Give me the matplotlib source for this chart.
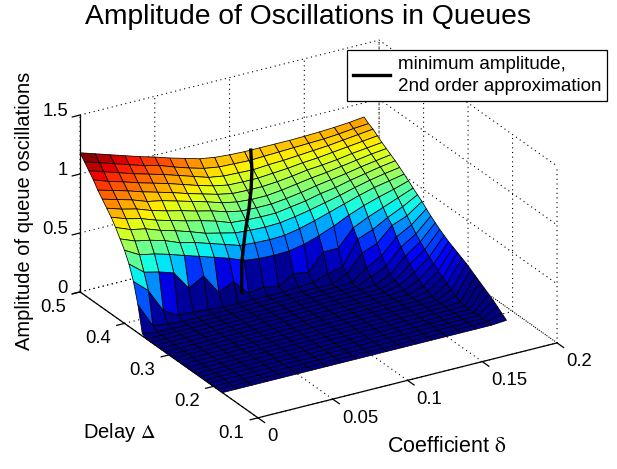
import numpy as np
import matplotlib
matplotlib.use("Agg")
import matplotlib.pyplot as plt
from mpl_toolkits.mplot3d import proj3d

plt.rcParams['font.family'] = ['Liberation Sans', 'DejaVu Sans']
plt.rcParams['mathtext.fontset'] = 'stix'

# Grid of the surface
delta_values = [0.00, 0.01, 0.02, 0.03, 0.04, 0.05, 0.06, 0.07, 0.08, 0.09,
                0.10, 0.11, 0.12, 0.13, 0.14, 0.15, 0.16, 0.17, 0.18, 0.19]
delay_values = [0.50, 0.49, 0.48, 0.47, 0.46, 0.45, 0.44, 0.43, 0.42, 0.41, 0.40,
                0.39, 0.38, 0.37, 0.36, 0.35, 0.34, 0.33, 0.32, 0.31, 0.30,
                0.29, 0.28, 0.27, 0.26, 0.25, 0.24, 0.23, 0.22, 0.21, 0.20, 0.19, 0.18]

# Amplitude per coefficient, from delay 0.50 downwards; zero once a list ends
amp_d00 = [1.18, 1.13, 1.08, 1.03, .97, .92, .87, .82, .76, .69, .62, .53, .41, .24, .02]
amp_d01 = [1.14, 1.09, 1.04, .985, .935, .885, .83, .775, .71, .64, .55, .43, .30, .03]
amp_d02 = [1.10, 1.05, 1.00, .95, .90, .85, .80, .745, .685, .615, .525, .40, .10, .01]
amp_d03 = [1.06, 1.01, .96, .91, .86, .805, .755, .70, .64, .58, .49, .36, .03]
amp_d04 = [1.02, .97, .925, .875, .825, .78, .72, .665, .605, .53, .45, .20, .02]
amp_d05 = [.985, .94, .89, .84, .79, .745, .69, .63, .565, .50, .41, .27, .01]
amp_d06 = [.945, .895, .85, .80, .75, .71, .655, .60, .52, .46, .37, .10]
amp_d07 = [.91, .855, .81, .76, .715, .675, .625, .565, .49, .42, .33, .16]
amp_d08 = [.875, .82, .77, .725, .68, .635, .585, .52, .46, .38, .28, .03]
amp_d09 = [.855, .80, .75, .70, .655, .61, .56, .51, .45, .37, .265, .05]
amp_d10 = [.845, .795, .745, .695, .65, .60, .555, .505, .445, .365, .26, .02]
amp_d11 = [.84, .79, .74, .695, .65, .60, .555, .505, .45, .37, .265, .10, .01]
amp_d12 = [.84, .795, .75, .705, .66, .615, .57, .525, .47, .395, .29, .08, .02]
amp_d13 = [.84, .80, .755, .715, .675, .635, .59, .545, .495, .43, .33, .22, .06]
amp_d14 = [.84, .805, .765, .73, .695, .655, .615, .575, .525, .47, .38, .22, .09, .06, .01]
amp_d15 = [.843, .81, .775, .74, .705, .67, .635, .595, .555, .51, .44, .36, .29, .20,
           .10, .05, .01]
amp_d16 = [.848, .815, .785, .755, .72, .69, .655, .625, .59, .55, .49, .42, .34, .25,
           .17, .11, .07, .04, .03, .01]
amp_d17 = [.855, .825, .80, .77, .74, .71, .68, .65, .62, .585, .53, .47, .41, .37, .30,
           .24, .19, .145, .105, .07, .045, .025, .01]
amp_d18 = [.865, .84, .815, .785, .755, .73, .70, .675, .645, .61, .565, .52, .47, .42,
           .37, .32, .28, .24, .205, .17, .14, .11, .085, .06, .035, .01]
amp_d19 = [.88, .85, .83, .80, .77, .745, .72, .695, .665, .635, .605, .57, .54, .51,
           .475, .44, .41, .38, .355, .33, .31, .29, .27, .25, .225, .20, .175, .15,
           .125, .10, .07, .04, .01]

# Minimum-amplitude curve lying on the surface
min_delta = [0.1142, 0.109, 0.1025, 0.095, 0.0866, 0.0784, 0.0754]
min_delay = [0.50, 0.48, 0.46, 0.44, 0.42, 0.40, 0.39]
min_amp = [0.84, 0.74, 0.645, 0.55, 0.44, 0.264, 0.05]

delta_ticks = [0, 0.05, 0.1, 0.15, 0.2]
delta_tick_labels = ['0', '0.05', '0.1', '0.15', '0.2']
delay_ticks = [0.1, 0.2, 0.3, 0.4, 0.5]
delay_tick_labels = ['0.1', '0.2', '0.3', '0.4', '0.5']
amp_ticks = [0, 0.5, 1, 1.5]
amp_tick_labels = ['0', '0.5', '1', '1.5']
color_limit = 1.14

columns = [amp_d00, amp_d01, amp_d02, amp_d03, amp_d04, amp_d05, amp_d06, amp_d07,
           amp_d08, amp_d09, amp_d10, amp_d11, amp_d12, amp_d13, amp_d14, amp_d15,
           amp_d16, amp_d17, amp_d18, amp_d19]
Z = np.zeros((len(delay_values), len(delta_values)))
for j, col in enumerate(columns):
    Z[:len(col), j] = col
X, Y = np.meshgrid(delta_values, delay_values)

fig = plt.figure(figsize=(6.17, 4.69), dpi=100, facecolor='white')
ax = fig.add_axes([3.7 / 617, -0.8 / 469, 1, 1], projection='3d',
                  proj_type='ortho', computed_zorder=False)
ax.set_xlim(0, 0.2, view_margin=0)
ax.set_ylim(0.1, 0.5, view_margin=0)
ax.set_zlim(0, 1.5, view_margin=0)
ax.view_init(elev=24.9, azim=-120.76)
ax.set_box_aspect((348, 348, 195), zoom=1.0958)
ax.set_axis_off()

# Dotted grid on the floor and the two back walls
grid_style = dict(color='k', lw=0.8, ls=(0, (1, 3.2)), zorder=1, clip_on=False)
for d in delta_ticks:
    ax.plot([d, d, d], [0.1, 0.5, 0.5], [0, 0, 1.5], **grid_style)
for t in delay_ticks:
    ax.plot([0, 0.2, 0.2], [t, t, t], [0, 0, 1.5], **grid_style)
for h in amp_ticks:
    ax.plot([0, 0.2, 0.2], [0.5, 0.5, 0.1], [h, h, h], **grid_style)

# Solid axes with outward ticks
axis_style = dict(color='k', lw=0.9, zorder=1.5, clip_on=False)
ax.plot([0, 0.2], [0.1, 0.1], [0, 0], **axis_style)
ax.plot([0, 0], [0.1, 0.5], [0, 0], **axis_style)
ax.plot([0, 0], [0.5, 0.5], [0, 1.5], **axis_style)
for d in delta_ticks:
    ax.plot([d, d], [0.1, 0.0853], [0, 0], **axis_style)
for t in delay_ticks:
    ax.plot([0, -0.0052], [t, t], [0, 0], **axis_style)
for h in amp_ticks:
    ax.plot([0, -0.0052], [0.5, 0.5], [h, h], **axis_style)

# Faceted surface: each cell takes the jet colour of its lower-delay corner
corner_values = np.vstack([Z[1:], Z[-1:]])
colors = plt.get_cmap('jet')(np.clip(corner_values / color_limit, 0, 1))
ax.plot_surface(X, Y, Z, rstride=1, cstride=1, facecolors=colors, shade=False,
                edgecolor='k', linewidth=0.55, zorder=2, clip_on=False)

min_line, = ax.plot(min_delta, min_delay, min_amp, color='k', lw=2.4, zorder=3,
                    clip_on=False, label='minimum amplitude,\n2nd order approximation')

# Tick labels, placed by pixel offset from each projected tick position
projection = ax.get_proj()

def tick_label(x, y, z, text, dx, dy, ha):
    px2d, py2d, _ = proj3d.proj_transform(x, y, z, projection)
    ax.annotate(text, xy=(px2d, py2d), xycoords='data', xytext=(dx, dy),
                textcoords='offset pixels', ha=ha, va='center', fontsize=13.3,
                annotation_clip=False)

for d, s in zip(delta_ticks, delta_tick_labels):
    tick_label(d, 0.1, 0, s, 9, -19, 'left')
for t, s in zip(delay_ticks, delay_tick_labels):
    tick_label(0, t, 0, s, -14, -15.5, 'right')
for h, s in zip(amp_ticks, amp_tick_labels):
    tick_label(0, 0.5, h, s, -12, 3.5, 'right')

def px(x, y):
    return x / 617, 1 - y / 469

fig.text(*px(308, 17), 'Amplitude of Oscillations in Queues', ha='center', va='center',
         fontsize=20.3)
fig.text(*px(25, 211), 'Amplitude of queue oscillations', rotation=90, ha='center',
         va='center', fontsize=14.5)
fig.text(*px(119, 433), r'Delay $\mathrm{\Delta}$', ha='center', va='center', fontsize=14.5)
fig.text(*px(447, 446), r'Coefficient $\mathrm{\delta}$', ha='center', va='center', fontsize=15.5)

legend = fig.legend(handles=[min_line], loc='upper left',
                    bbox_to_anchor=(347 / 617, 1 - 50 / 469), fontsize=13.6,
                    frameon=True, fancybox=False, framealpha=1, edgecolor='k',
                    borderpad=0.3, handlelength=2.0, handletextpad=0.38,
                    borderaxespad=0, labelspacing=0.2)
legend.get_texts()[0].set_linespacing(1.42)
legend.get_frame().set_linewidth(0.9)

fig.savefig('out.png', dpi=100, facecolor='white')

#### [WHAT IS EXPECTED]
Leave out the pictures and restate, word for word, the lines from the top of the data through the line containing "0.20, 0.19, 0.18]", both included.

#### [TASK ANSWER]
Give me the matplotlib source for this chart.
import numpy as np
import matplotlib
matplotlib.use("Agg")
import matplotlib.pyplot as plt
from mpl_toolkits.mplot3d import proj3d

plt.rcParams['font.family'] = ['Liberation Sans', 'DejaVu Sans']
plt.rcParams['mathtext.fontset'] = 'stix'

# Grid of the surface
delta_values = [0.00, 0.01, 0.02, 0.03, 0.04, 0.05, 0.06, 0.07, 0.08, 0.09,
                0.10, 0.11, 0.12, 0.13, 0.14, 0.15, 0.16, 0.17, 0.18, 0.19]
delay_values = [0.50, 0.49, 0.48, 0.47, 0.46, 0.45, 0.44, 0.43, 0.42, 0.41, 0.40,
                0.39, 0.38, 0.37, 0.36, 0.35, 0.34, 0.33, 0.32, 0.31, 0.30,
                0.29, 0.28, 0.27, 0.26, 0.25, 0.24, 0.23, 0.22, 0.21, 0.20, 0.19, 0.18]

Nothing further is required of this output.